In many respects, the NAS report “What Does Bowdoin Teach?” is not news. Few, if any, would dispute that there is a liberal bias on campus and that our community celebrates and privileges certain views over others. Peter Wood and Michael Toscano explore the College’s politics in part by labeling concepts such as “sustainability,” “multiculturalism,” and “global citizenship” as dirty words and phrases, ideas that do injustice to what the report calls “the American miracle.” Clearly, there are fundamental differences of opinion between the writers of the report and Bowdoin’s educational mission, but to ignore the report because it is predictable or contrary to our own beliefs is to confirm the report’s central finding: that Bowdoin is a close-minded, partisan place.

The report reads like a plea to the good old “sons of Bowdoin,” whom perhaps the writers hope will keep President Mills’ phone ringing off the hook for the foreseeable future.

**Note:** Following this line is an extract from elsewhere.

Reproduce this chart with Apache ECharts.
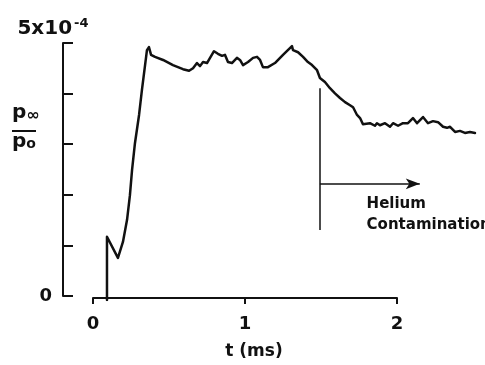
<!DOCTYPE html>
<html>
<head>
<meta charset="utf-8">
<script src="https://cdn.jsdelivr.net/npm/echarts@6/dist/echarts.min.js"></script>
<style>
  html, body { margin: 0; padding: 0; background: #fff; }
  #chart { width: 485px; height: 365px; }
</style>
</head>
<body>
<div id="chart"></div>
<script>
// Time after shock arrival (ms)
var tMs = [
  0.092, 0.092, 0.100, 0.164, 0.197, 0.224, 0.243, 0.257, 0.276, 0.303, 0.322,
  0.355, 0.368, 0.382, 0.408, 0.461, 0.526, 0.592, 0.632, 0.658, 0.684, 0.704,
  0.724, 0.750, 0.770, 0.796, 0.822, 0.849, 0.868, 0.888, 0.914, 0.947, 0.967,
  0.987, 1.020, 1.053, 1.079, 1.099, 1.118, 1.151, 1.197, 1.250, 1.309, 1.316,
  1.349, 1.382, 1.414, 1.441, 1.474, 1.493, 1.526, 1.559, 1.592, 1.625, 1.658,
  1.691, 1.711, 1.737, 1.757, 1.776, 1.822, 1.855, 1.868, 1.888, 1.921, 1.954,
  1.974, 2.007, 2.039, 2.072, 2.105, 2.132, 2.171, 2.204, 2.237, 2.270, 2.303,
  2.329, 2.349, 2.382, 2.414, 2.447, 2.480, 2.513
];
// Pressure ratio p_inf / p_0, in units of 1e-4
var pRatio = [
  0.00, 1.23, 1.22, 0.82, 1.13, 1.56, 2.04, 2.53, 3.05, 3.60, 4.09,
  4.86, 4.92, 4.77, 4.73, 4.67, 4.57, 4.49, 4.46, 4.51, 4.61, 4.55,
  4.63, 4.61, 4.71, 4.84, 4.79, 4.75, 4.77, 4.63, 4.61, 4.71, 4.67,
  4.57, 4.63, 4.71, 4.73, 4.67, 4.53, 4.53, 4.61, 4.77, 4.94, 4.86,
  4.82, 4.73, 4.63, 4.57, 4.47, 4.32, 4.24, 4.12, 4.02, 3.93, 3.85,
  3.79, 3.75, 3.60, 3.54, 3.42, 3.44, 3.39, 3.44, 3.40, 3.44, 3.37,
  3.44, 3.39, 3.44, 3.44, 3.54, 3.44, 3.56, 3.44, 3.48, 3.46, 3.37,
  3.35, 3.37, 3.27, 3.29, 3.25, 3.27, 3.25
];
// Axis ticks
var xTicks = [0, 1, 2];
var yMax = 5;
var yTopLabel = '5x10';
var yTopExponent = '-4';
// Onset of helium contamination
var heliumT = 1.493;
var heliumLine = [1.36, 4.12];
var heliumArrow = { y: 2.26, tEnd: 2.15 };
var heliumText = 'Helium\nContamination';
var heliumTextAt = [1.80, 1.67];

var font = 'DejaVu Sans';
var ink = '#111';

var trace = tMs.map(function (t, i) { return [t, pRatio[i]]; });

var chart = echarts.init(document.getElementById('chart'), null, { renderer: 'canvas' });

chart.setOption({
  animation: false,
  backgroundColor: '#fff',
  grid: [
    { left: 93, top: 43, width: 304, height: 257 },
    { left: 93, top: 43, width: 387.6, height: 257 }
  ],
  xAxis: [
    {
      gridIndex: 0, type: 'value',
      min: xTicks[0], max: xTicks[xTicks.length - 1], interval: 1,
      offset: 2,
      axisLine: { show: true, onZero: false, lineStyle: { color: ink, width: 2 } },
      axisTick: { show: true, inside: false, length: 6, lineStyle: { color: ink, width: 2 } },
      axisLabel: { fontFamily: font, fontWeight: 'bold', fontSize: 18, color: ink, margin: 17 },
      splitLine: { show: false },
      name: 't (ms)', nameLocation: 'middle', nameGap: 45,
      nameTextStyle: { fontFamily: font, fontWeight: 'bold', fontSize: 17, color: ink, padding: [0, 0, 0, 18] }
    },
    { gridIndex: 1, type: 'value', min: 0, max: 2.55, show: false }
  ],
  yAxis: [
    {
      gridIndex: 0, type: 'value', min: 0, max: yMax, interval: 1,
      offset: 30,
      axisLine: { show: true, onZero: false, lineStyle: { color: ink, width: 2 } },
      axisTick: { show: true, inside: true, length: 10, lineStyle: { color: ink, width: 2 } },
      axisLabel: {
        fontFamily: font, fontWeight: 'bold', fontSize: 18, color: ink, margin: 11,
        formatter: function (v) { return v === 0 ? '0' : ''; }
      },
      splitLine: { show: false },
      name: yTopLabel + '{sup|' + yTopExponent + '}',
      nameLocation: 'end', nameGap: 3,
      nameTextStyle: {
        fontFamily: font, fontWeight: 'bold', fontSize: 20, color: ink, padding: [0, 20, 0, 0],
        rich: { sup: { fontFamily: font, fontWeight: 'bold', fontSize: 13, color: ink, verticalAlign: 'top', padding: [0, 0, 10, 2] } }
      }
    },
    { gridIndex: 1, type: 'value', min: 0, max: yMax, show: false }
  ],
  series: [
    {
      type: 'line',
      xAxisIndex: 1, yAxisIndex: 1,
      data: trace,
      showSymbol: false,
      silent: true,
      lineStyle: { color: ink, width: 2.5, join: 'round', cap: 'round' },
      markLine: {
        silent: true,
        symbol: 'none',
        label: { show: false },
        lineStyle: { color: ink, width: 1.5, type: 'solid' },
        data: [
          [
            { coord: [heliumT, heliumLine[0]], symbol: 'none' },
            { coord: [heliumT, heliumLine[1]], symbol: 'none' }
          ],
          [
            { coord: [heliumT, heliumArrow.y], symbol: 'none' },
            { coord: [heliumArrow.tEnd, heliumArrow.y], symbol: 'arrow', symbolSize: [8, 14] }
          ]
        ]
      },
      markPoint: {
        silent: true,
        symbol: 'circle', symbolSize: 0,
        data: [{ coord: heliumTextAt }],
        label: {
          show: true, position: 'right', distance: 0,
          formatter: heliumText,
          fontFamily: font, fontWeight: 'bold', fontSize: 15, lineHeight: 21, color: ink, align: 'left'
        }
      }
    }
  ],
  graphic: [
    {
      type: 'text', left: 12, top: 103,
      style: { text: '{p|p}{s|∞}', rich: { p: { fontFamily: font, fontWeight: 'bold', fontSize: 20, fill: ink }, s: { fontFamily: font, fontWeight: 'bold', fontSize: 16, fill: ink, padding: [5, 0, 0, 0] } } }
    },
    {
      type: 'line', shape: { x1: 12, y1: 131, x2: 36, y2: 131 },
      style: { stroke: ink, lineWidth: 2 }
    },
    {
      type: 'text', left: 12, top: 132,
      style: { text: '{p|p}{s|o}', rich: { p: { fontFamily: font, fontWeight: 'bold', fontSize: 20, fill: ink }, s: { fontFamily: font, fontWeight: 'bold', fontSize: 14, fill: ink, padding: [5, 0, 0, 0] } } }
    }
  ]
});
</script>
</body>
</html>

Yet it is true that both alumni and students have the responsibility to consider how—and what—Bowdoin is teaching.

I doubt anyone would argue that nothing about Bowdoin should be changed. The report should be considered not only to test the very critical thinking skills brought into question, but also because, frankly, it contains some useful ideas. For one, I have often been disappointed by the lack of survey courses in the curriculum, and in some way, Bowdoin has limited my ability to explore new disciplines by not offering easier access.

Further, the report is right to question where a college draws the line regarding core requirements. Should all English majors study Shakespeare? Should all students? Should we all read Latin? As is often the case, it is a matter of compromise. The report simply disagrees with the College’s decision over where the compromise should be made, and to think this idea is ridiculous in principle would be a mistake.

As a digression, I wonder what the writers make of the soft drink situation in New York City. Should an institution protect us from taking “Queer Gardens” or from having consensual sex because we don’t know better, but not from buying a Pepsi over a certain size?

As students who have invested ourselves—to varying degrees—in Bowdoin’s educational mission, some of us might feel attacked, and perhaps we have the right to feel this way, especially as the report makes the conscious decision to name names. But if we liberals—and I will self-identify here as a “liberal,” whatever that may mean to you—close ranks and continue, however unwittingly, to stifle minority voices on campus, we are missing a great opportunity.
While the writers do not seem to acknowledge their own capacity for close-mindedness, the report is correct to warn us that replacing one set of dogmas with another does not constitute “open-mindedness.” It is both unfair and untrue to label liberals as open-minded and conservatives as close-minded. Being open-minded does not necessarily mean being traditional or progressive, religious or atheist, capitalist or Marxist, or anything in between.

It means being unbiased in our consideration of new ideas and the opinions of others, and even if many of us, in the end, do not change our mind about whether Bowdoin is educating its students in the “correct” fashion, dismissing the NAS’ report out-of-hand is only proving its point.

Parker Towle is a member of the Class of 2013.